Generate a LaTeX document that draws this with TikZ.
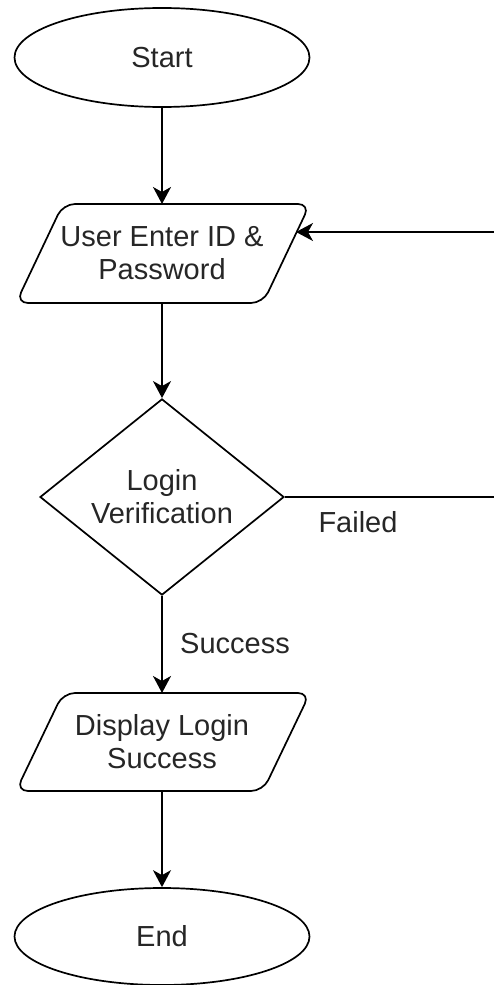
\documentclass[tikz,border=0pt]{standalone}
\usepackage{fontspec}
\setmainfont{Liberation Sans}
\usetikzlibrary{arrows.meta,shapes.geometric}
\begin{document}
\begin{tikzpicture}[x=1pt,y=-1pt,
  every node/.style={font=\fontsize{29}{33}\selectfont, text=black!85},
  line/.style={line width=1.7pt, draw=black},
  arr/.style={line, -{Stealth[length=17pt,width=18pt,inset=5pt]}},
  term/.style={ellipse, draw=black, line width=1.7pt, minimum width=295pt, minimum height=99pt, inner sep=0pt},
  dec/.style={diamond, draw=black, line width=1.7pt, minimum width=244pt, minimum height=193pt, inner sep=0pt, align=center},
  txt/.style={align=center, inner sep=0pt},
  para/.style={line, rounded corners=12pt}
]
\useasboundingbox (0,0) rectangle (494,985);

% Start
\node[term] (start) at (162,57.5) {Start};

% Input parallelogram
\node[txt] (p1) at (162,253.5) {User Enter ID \&\\Password};
\draw[para] (p1.center) ++(0,49.5) -- ++(-146,0) -- ++(47,-99) -- ++(247,0) -- ++(-47,99) -- cycle;
\coordinate (p1t) at (162,204);
\coordinate (p1b) at (162,303);
\coordinate (p1r) at (296,232);

% Decision
\node[dec] (dec) at (162,497) {Login\\Verification};

% Output parallelogram
\node[txt] (p2) at (162,742) {Display Login\\Success};
\draw[para] (p2.center) ++(0,49) -- ++(-146,0) -- ++(47,-98) -- ++(247,0) -- ++(-47,98) -- cycle;
\coordinate (p2t) at (162,693);
\coordinate (p2b) at (162,791);

% End
\node[term, minimum height=97pt] (end) at (162,936.5) {End};

% Labels
\node[inner sep=0pt] (failed) at (358,522) {Failed};
\node[inner sep=0pt] (success) at (235,644) {Success};

% Loose ends at the right border
\coordinate (fr) at (494,497);
\coordinate (fl) at (494,232);

% Connectors
\draw[arr] (start.south) -- (p1t);
\draw[arr] (p1b) -- (dec.north);
\draw[arr] (dec.south) -- (p2t);
\draw[arr] (p2b) -- (end.north);
\draw[line] (dec.east) -- (fr);
\draw[arr] (fl) -- (p1r);
\end{tikzpicture}
\end{document}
****************************************
• _Aim_
Exclude the images, then output the data above word for word.

• _Completed task_
Generate a LaTeX document that draws this with TikZ.
\documentclass[tikz,border=0pt]{standalone}
\usepackage{fontspec}
\setmainfont{Liberation Sans}
\usetikzlibrary{arrows.meta,shapes.geometric}
\begin{document}
\begin{tikzpicture}[x=1pt,y=-1pt,
  every node/.style={font=\fontsize{29}{33}\selectfont, text=black!85},
  line/.style={line width=1.7pt, draw=black},
  arr/.style={line, -{Stealth[length=17pt,width=18pt,inset=5pt]}},
  term/.style={ellipse, draw=black, line width=1.7pt, minimum width=295pt, minimum height=99pt, inner sep=0pt},
  dec/.style={diamond, draw=black, line width=1.7pt, minimum width=244pt, minimum height=193pt, inner sep=0pt, align=center},
  txt/.style={align=center, inner sep=0pt},
  para/.style={line, rounded corners=12pt}
]
\useasboundingbox (0,0) rectangle (494,985);

% Start
\node[term] (start) at (162,57.5) {Start};

% Input parallelogram
\node[txt] (p1) at (162,253.5) {User Enter ID \&\\Password};
\draw[para] (p1.center) ++(0,49.5) -- ++(-146,0) -- ++(47,-99) -- ++(247,0) -- ++(-47,99) -- cycle;
\coordinate (p1t) at (162,204);
\coordinate (p1b) at (162,303);
\coordinate (p1r) at (296,232);

% Decision
\node[dec] (dec) at (162,497) {Login\\Verification};

% Output parallelogram
\node[txt] (p2) at (162,742) {Display Login\\Success};
\draw[para] (p2.center) ++(0,49) -- ++(-146,0) -- ++(47,-98) -- ++(247,0) -- ++(-47,98) -- cycle;
\coordinate (p2t) at (162,693);
\coordinate (p2b) at (162,791);

% End
\node[term, minimum height=97pt] (end) at (162,936.5) {End};

% Labels
\node[inner sep=0pt] (failed) at (358,522) {Failed};
\node[inner sep=0pt] (success) at (235,644) {Success};

% Loose ends at the right border
\coordinate (fr) at (494,497);
\coordinate (fl) at (494,232);

% Connectors
\draw[arr] (start.south) -- (p1t);
\draw[arr] (p1b) -- (dec.north);
\draw[arr] (dec.south) -- (p2t);
\draw[arr] (p2b) -- (end.north);
\draw[line] (dec.east) -- (fr);
\draw[arr] (fl) -- (p1r);
\end{tikzpicture}
\end{document}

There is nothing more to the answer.